Jory Porquia was a labor leader, environmentalist, and community organizer. He advocated for migrant workers’ rights as a member of the progressive group MIGRANTE, led the successful campaign to stop mining operations in Panay as part of the Madia-as Ecological Movement, and as Bayan Muna coordinator, he helped organize and operate community kitchens that catered to poor families hit hardest by the government-imposed COVID-19 lockdown.

For his advocacies and decades of service to the community, Jory was shot and killed by multiple gunmen in the morning of April 30, 2020 just as he was about to leave his house in Barangay Sto. Niño Norte, Arevalo, Iloilo City. His murder came after months of red-tagging and surveillance by the Philippine National Police. Despite claims by the government that it is investigating the incident, no perpetrator has been identified or prosecuted to this day.

The complaint filed with the Human Rights Committee by the Porquia family, assisted by the National Union of Peoples’ Lawyers, ascribes to the Philippine government violations of the right to life under Article 6 and the right to an effective remedy for the violation of that right under Article 2(3) of the ICCPR.

The Philippines is a State Party to the ICCPR and its First Optional Protocol – a mechanism that allows the Human Rights Committee to receive complaints brought by individuals against states, decide whether there has been a violation under the ICCPR, and determine the nature of the state’s responsibility for such violation.

Jory was among more than a dozen human rights advocates killed by state forces in Panay in 2020 alone. Other victims included John Farochilin, the chairperson of Alyansa sang mga Mangunguma sa Miag-ao (Alliance of Farmers in Miag-ao) and a council member of the Paghugpong sang Mangunguma sa Panay kag Guimaras (PAMANGGAS), who was killed two days earlier in Barangay Cabalaunan, Miag-ao, Iloilo by soldiers. By the end of year, on December 30, nine leaders of the Tumandok communities were massacred by police and military operatives in rural villages across Capiz and Iloilo.

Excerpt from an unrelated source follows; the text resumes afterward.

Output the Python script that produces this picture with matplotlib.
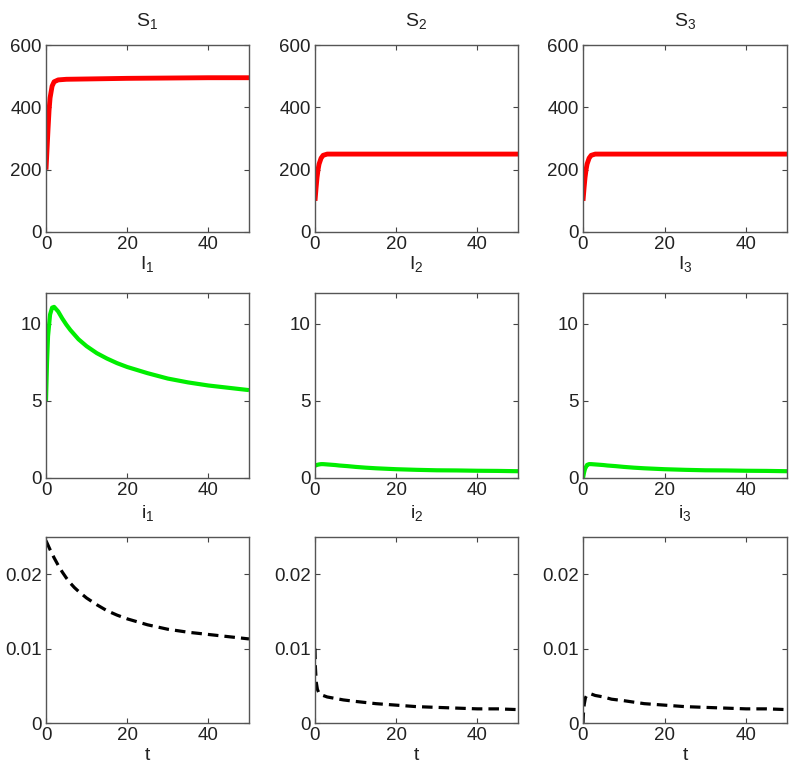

Jory’s assassination was taken up by Ms. Irene Khan, the UN Special Rapporteur on freedom of expression, in her September 2024 communication to the Philippine government where she raised concerns over widespread red-tagging, the pattern of attacks and judicial harassment against activists, and the “pervasive impunity” surrounding these cases. Hers is but the latest in a series of communications and reports from domestic and international human rights experts aiming to draw attention to the targeting of activists in the Philippines.

The Porquia case is emblematic of the systematic nature of the attacks against leaders and members of progressive organizations like Bayan Muna. In his 2008 report, UN Special Rapporteur Philip Alston cited two state policies that explain the widespread killing of activists in the country. The first was the military’s counterinsurgency strategy that increasingly focused on dismantling civil society organizations alleged to be “fronts” of rebel groups. The second was the Philippine justice system’s failure to hold the perpetrators to account. “The priorities of the criminal justice system,” according to the Alston report, “have also been distorted, and it has increasingly focused on prosecuting civil society leaders rather than their killers.”

After Jory’s assassination, the members of his family including his son Lean Porquia – a labor leader in his own right – and the human rights defenders helping them faced vicious red-tagging from the government, particularly the National Task Force to End Local Communist Armed Conflict (NTF-ELCAC). They were also prosecuted on various trumped-up charges brought by the police, the military, and the Department of Justice. Jory himself, just days before his death, was the subject of a criminal complaint filed by the PNP for speaking at a public protest to demand more aid for impoverished communities during the COVID-19 lockdown. The judicial harassment, arrest, and detention of a person on fabricated evidence in order to suppress criticism and protest are also violations of rights guaranteed under the ICCPR.

From 2001 up to the present, human rights monitor KARAPATAN has documented around 2,100 cases of extrajudicial killings involving activists, environmental and land rights advocates, and members of progressive groups red-tagged by government. It also reported that there are around 762 political prisoners across the country, 154 of whom were arrested under the administration of Ferdinand Marcos Jr.

These figures underscore that, regardless of the administration in power, the Philippine government continues to systematically persecute and attack progressive activists and, as reflected in the 2008 Alston report, foster impunity by weaponizing the justice system against the victims and their families.

With their complaint before the Human Rights Committee, the family of Jory Porquia hopes to bring attention to the ongoing  persecution of activists and human rights defenders in the Philippines and to call out the government for its responsibility for serious human rights violations and for maintaining a system that ensures impunity and deprives the victims of justice.

Justice for Jory Porquia and all the victims of extrajudicial killings!